Giant Phonon Anomaly associated with Superconducting Fluctuations in the Pseudogap Phase of Cuprates
Y. H. Liu, R. M. Konik, T. M. Rice, F. C. Zhang

TL;DR
This paper investigates the connection between a giant phonon anomaly and superconducting fluctuations in the pseudogap phase of cuprates, revealing how phase fluctuations and Leggett modes influence phonon behavior.
Contribution
It introduces a model linking pseudogap-induced Fermi surface breakup to Leggett modes and phonon anomalies in cuprates.
Findings
Large increase in superconducting fluctuation temperature range
Strong phonon damping due to Leggett mode interactions
Phonon dispersion anomalies in the ordered state
Abstract
The opening of the pseudogap in underdoped cuprates breaks up the Fermi surface, which may lead to a breakup of the d-wave order parameter into two subband amplitudes and a low energy Leggett mode due to phase fluctuations between them.
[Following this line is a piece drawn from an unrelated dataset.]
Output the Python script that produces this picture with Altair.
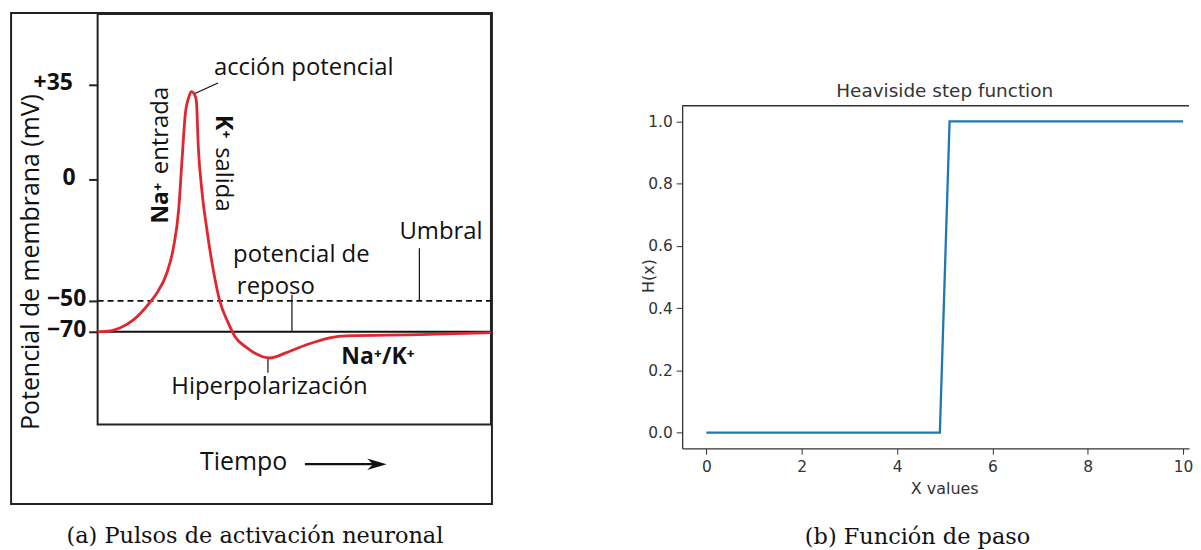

This causes a large increase in the temperature range of superconducting fluctuations with an overdamped Leggett mode. Almost resonant scattering of inter-subband phonons to a state with a pair of Leggett modes causes anomalously strong damping. In the ordered state, the Leggett mode develops a finite energy, suppressing the anomalous phonon damping but leading to an anomaly in the phonon dispersion.